The NDP sees black farmers as beneficiaries of land reform. However the Panel sees land reform not only as a path to the development of black commercial farmers, but also as a means to advantage the marginalised poor, essentially the unemployed, and furthermore as a means to restore the dignity and cultural norms of the African majority. If the purposes of land reform are so broad, there will be endless conflict between the unemployed and marginalised on the one hand, and aspirant black farmers on the other. Existing commercial farmers (still mostly white) will be caught in the middle. The Panel risks entrenching conflict. White farmers will be located at the centre of disputes over poverty resolution.

The NDP accepts that SA is a market economy. Not so the Panel, which relies to a large extent on donations from land-owners. The Report posits Certificates of Recognition, granting a degree of property protection to donors. This could be intended as a subtle form of blackmail. In addition, other non-land owners such as companies or individuals will be asked to donate. Banks will be encouraged to lend against the occupancy rights which the Panel seeks to establish. The ever-looming threat of EWC will no doubt help to encourage donations and soft loans.

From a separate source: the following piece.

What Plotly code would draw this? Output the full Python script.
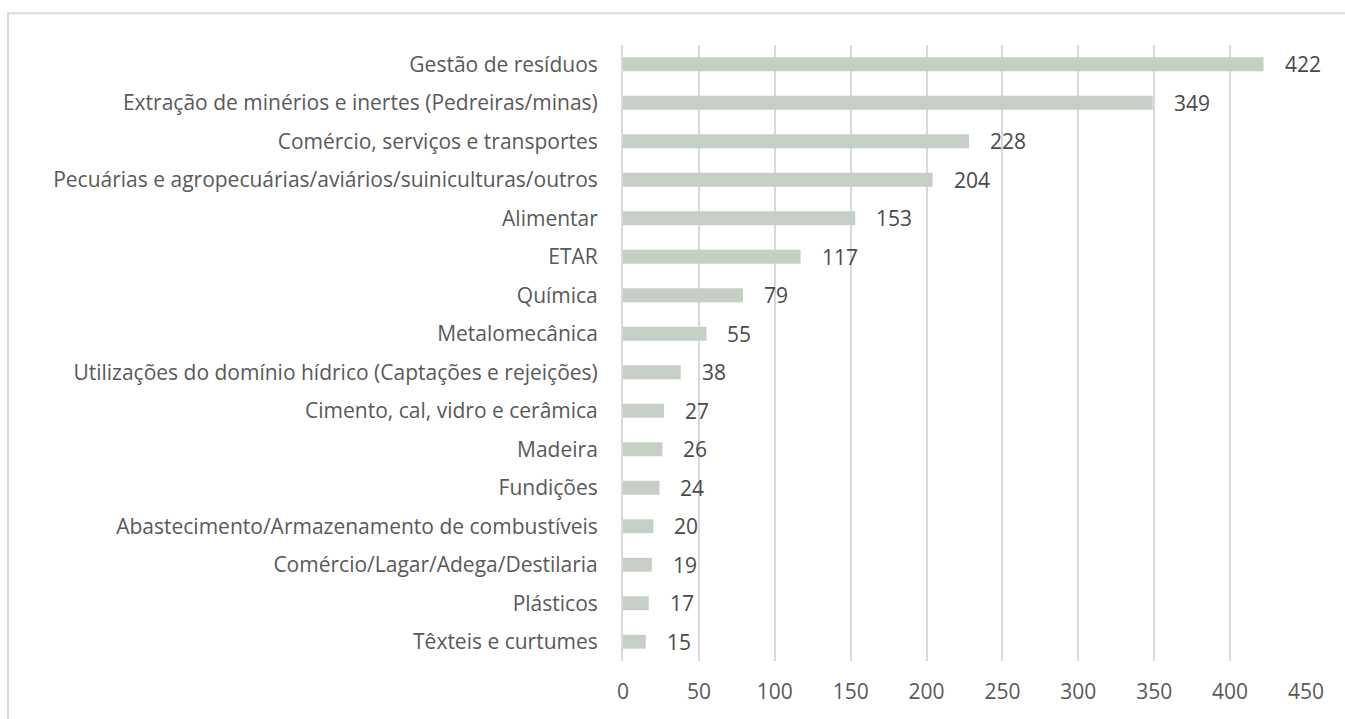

In contrast to the NDP, the Panel sets no target of hectares for the acquisition of land for redistribution. It is clear from the foreword and the introduction to the Report that the Panel espouses the view that ultimately land ownership and occupancy must reflect the demographics of South Africa. The Panel’s view seems to be that no value was contributed to this country by the colonisers and settlers. In seeking demographic distribution of land, while espousing the principle of EWC, the Panel follows Zimbabwe: the dispossession of white farmers can only be to the good.

In seeking to force the pace of land reform, the Panel does not believe that the majority of white commercial farmers want to live in a society where all talent is realised. As there are more potentially competent black farmers, and black actors in the agricultural value chain, than there are whites, we would all benefit from the realisation of this potential. However, the development and nurturing of this deep talent will take time and appropriate experience, and will require a market economy.

Agriculture has developed out of all recognition since 1913. It is now a highly scientific and industrialised form of enterprise. Black people in South Africa were, via race policies, excluded from this process, and therefore require compensating investment in human capital via education and training. Land alone is useless in today’s world. We need to revive our agricultural colleges and use the goodwill of our farming community to train and mentor new farming entrants.

In order to maintain our agricultural output and feed South Africa we need to give our farmers, black and white, security of tenure in the form of title. Let us not fool ourselves: EWC taken to its logical conclusion of so-called taking back the land will devastate not only agriculture: without a sufficient market in food, we will be unable to feed our cities. We will rapidly de-industrialise. This is the Zimbabwe route, only much worse. Zimbabwe could fall back on SA with our world class agricultural sector and industrialised economy. Zimbabweans are kept alive by remittances from hundreds of thousands of their citizens who have fled their revolution for employment in South Africa.

Unlike Zimbabwe, we will have no fall-back position. We will be at the mercy of outsiders.